LEED-Bashing: Is Building to LEED Standards More Dangerous Than Conventional Construction?


Richard Masoner/CC BY 2.0

Construction is a dangerous business. These days, it is probably safer than it has ever been; you rarely see workers without reflective vests, hard hats and safety boots and even safety glasses. But according to a new study there is a growing danger out there, the insidious threat of green building.

The study, Identification of Safety Risks for High-Performance Sustainable Construction Projects, is behind a fence, but the abstract summarizes the dangers:

The US Green Building Council (USGBC) sponsored LEED green building program represents the largest program in the United States for the measurement, verification, and certification of green buildings. A recent study found that LEED certified buildings have accounted for a higher injury rate than comparative traditional non‐LEED buildings. …. The results indicate that (1) workers on LEED construction projects are exposed to work at height, with electrical current, near unstable soils, and near heavy equipment for a greater period of time than on traditional projects; (2) workers are exposed to new high risk tasks such as constructing atria, installing green roofs, and installing photovoltaic (PV) panels.

Architectural Record recently picked up the story, in an article titled New Research Reveals the Safety Hazards of Green Building, and writes about the study by Matthew Hollowell:

Hallowell and his team of researchers were able to identify 14 LEED credentials [sic] that may create heightened risks to construction workers. Most notable risks include a perceived 41% higher risk associated with installing sustainable roofing, a perceived 37% increase in risk from installing PV panels for on-site renewable energy, a perceived 36% additional risk of cuts, abrasions and lacerations from construction waste management and perceived 32% heightened risk of falls from installing skylights and atriums to meet the daylight and views credit.

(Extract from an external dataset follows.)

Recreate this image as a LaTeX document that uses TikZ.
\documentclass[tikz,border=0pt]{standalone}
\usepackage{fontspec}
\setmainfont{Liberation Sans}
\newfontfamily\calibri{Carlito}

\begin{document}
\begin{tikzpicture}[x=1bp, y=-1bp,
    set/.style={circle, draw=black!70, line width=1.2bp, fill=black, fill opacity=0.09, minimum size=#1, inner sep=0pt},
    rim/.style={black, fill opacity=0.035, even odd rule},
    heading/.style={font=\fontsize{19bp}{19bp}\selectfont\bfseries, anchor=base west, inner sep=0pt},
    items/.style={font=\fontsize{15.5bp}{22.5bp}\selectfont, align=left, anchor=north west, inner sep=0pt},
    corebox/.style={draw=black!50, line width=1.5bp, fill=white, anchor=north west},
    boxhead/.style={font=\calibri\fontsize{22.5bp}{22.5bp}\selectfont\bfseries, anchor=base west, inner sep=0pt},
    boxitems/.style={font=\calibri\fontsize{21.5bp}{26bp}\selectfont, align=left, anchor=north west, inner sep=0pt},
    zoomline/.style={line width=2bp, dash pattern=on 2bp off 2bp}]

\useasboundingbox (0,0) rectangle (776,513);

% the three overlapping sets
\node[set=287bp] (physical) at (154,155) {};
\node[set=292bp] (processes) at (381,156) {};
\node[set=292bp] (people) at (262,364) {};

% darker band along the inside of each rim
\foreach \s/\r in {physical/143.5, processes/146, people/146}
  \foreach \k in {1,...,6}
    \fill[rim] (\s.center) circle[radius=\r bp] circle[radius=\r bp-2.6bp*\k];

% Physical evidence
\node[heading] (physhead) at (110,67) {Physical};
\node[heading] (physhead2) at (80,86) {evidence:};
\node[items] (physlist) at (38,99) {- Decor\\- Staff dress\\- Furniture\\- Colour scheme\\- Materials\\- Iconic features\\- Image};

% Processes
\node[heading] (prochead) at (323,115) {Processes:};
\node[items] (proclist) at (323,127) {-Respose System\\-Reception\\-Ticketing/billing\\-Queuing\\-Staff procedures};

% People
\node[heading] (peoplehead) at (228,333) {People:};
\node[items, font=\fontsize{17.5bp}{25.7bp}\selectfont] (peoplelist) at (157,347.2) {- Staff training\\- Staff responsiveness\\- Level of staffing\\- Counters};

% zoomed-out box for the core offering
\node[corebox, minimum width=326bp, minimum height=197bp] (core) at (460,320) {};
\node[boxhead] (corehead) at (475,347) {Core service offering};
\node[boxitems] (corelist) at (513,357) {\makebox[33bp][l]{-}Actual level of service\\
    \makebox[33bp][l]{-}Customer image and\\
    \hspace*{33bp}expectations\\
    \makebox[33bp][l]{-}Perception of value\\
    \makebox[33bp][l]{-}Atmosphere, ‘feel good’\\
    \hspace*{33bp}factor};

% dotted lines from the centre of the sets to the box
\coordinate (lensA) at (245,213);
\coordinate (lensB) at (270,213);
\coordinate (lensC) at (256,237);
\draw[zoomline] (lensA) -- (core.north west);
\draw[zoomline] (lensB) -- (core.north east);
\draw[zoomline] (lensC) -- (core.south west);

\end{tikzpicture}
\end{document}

The article then lists some examples of the kinds of risk that are purported to be bigger in green building,with suggested mitigations. For instance, white roofs are shiny, so installers should wear sunglasses. Building Commissioning agents distract and scare workers, so they should take courses and wear protective clothing. Dumpster diving after mistakenly trashed recyclables might lead to sprains and cuts. And of course, if you are on roofs installing solar panels and skylights, you are more likely to fall off, so why don’t you put your solar panels on the ground instead.

One has to point out that LEED is a measuring system, not a building system. Lots of buildings that are not LEED certified have skylights on the roof and ducts on the ceilings. Nor is every green building LEED certified. Getting on roofs and ladders is dangerous, whether the building is LEED certified or not. The study appears to imply that in LEED buildings, workers spend more time on ladders and roofs and jumping in dumpsters, but lots of buildings have fancy finishes and complicated details that take longer to install. It is just completely silly; One could probably find statistics that indicate that the rate of accidents at building sites more than one storey high and do a headline saying New Research Reveals the Safety Hazards of High Building.

As one commenter noted:

100% Spot-On!!. As soon as a Construction Worker finds out that he or she is working on a “Green” Project, they immedietly forget all previous training, become blind, lose their sense of balance, develop a death wish and go out of their way to do bad work and bring harm to others. One major correction, worthy of note: When construction workers see a Commissioning Agent come on to their work site, they “Jump”, rather than fall off of the building.

I have a lot of problems with the LEED rating system. But I have bigger problems with the right wing reaction against green building and the endless LEED-bashing that has been going on. The real problem with this whole story is that in about a week, Fox News or some right wing politician will be screaming Study Shows LEED Kills! . But if the study had said “more complicated buildings with more stuff on the roof are more dangerous to build” it wouldn’t be news, because it is obvious.